I fervently hope that all of you have a healing place, be it far or near, that you can get a much needed mental break from all your troubles. Renewed, refreshed and once again hopeful.
During Christmas break I took my retreat to a town that is close enough to be easily doable, but far enough away to feel like I’ve gotten away. It involves a drive, a Washington state ferry ride and another drive, to transport me to a place that I feel heals me.
There was the beach, desolate and solitary in the coldness of December. Sand wet from the misty rain, treasures of sea glass and shells and pebbles brought in by the tide. Herons, gulls and crows constitute the wild life that I see, my eyes scanning the water for any porpoise with purpose which on this trip I do not find. I watch a ferry in the distance coming in to the dock of the town.
I think happy thoughts, feeling well to be able to walk the beach to a lighthouse, remembering past trips, immersing myself in a fantastically interesting sky. God’s light streaming through the clouds, fat, white, shades of gray cotton balls that are scudding across the sky with the wind.
This is my getaway trip, my retreat where I sometimes go. I journey to this healing place sometimes alone, sometimes with family. There are no rules to any of it except one. I don’t think of cancer. I act like I will live until I’m 90. I go into town and shop. I buy myself something nice, never worrying or considering about whether I can use it enough before I die. There is even a bead shop there and this particular trip I pick up a strand of chocolate freshwater pearls that I will add to wire wrapped necklace I’ve already created with white pearls. The chocolate and the white will add more visual interest together then alone.
Eating good meals at the restaurants I enjoy brings to my mind how grateful I am to be so well at this time. I enjoy and savor each bite.
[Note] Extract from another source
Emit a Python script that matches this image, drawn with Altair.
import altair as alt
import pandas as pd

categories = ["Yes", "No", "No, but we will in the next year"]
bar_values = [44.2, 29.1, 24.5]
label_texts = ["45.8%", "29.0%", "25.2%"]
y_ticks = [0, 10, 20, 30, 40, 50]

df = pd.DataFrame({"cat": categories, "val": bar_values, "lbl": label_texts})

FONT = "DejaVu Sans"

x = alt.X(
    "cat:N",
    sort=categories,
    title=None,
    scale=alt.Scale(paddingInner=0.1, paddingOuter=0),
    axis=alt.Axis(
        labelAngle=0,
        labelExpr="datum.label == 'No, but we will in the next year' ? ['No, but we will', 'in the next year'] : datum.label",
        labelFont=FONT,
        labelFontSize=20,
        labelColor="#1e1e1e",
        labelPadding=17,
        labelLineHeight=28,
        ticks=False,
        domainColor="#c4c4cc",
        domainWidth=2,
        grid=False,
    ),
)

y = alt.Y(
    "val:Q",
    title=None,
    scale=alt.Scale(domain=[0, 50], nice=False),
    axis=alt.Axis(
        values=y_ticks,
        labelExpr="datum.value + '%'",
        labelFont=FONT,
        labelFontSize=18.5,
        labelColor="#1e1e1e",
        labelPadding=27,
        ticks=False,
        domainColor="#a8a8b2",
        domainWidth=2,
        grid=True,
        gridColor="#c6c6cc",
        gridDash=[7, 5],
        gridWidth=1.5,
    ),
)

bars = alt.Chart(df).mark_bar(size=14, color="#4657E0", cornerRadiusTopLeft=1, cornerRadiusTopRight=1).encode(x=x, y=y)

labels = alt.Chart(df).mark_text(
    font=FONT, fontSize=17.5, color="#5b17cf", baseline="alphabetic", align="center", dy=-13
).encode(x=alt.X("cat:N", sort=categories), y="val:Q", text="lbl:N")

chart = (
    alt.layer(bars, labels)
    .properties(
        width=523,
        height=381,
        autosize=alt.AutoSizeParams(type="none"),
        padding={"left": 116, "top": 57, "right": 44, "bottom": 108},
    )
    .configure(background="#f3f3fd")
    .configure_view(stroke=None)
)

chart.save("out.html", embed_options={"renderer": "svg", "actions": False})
One can really appreciate eating after having had meals through an IV drip!
After a night in my favorite hotel, I awaken to screams and indignant screeches of the seagulls. I know instantly where I am and it completes the auditory segment of the picture of a seaport town.
It’s important to have a healing place that you can go to. So much of this illness is emotional and mental in nature. We have Doctors who can address our physical discomforts and illness, but how many of us have someone or somewhere to go with the emotional turmoil that cancer creates? Find a place. Go there for a healthy distraction.
When I was first diagnosed, I'd visit this town and wonder if I’d be back the following year. Now, four and half years from diagnosis, I go to this place on the Olympic Peninsula and never worry if I will be back. I just plan on being back and so far that has worked just fine! Someday will be my last trip, but I don’t concern myself which trip that will be. I just revel how grateful I am to be able to come back here each time I need to. Create memories, see the natural world and leave my treatments and procedures for 48 or 72 hours.
My current photo is of Terry, my Norwich terrier, at our healing place. We’re at the beach where she can walk on sand and spy on the gulls that remain frustratingly out of her reach due to her leash! The first time I brought her she ran to the water, took one drink, tensed her face and never did that again! She was a rescue dog off the streets of Los Angeles and captive on death row in a kill shelter when the rescue group saved her. I can only assume Terry had never seen such a body of water, or even been on a beach before.
Now as the photo shows, Terry is sitting on the driftwood, reflective, calm, content, churning her doggie thoughts over and you come to figure that maybe even the dog needs a healing place where they can just “be” in the moment with all nature’s beauty at paw.
I fervently hope that all of you have a healing place, be it far or near, that you can get a much needed mental break from all your troubles. Renewed, refreshed and once again hopeful.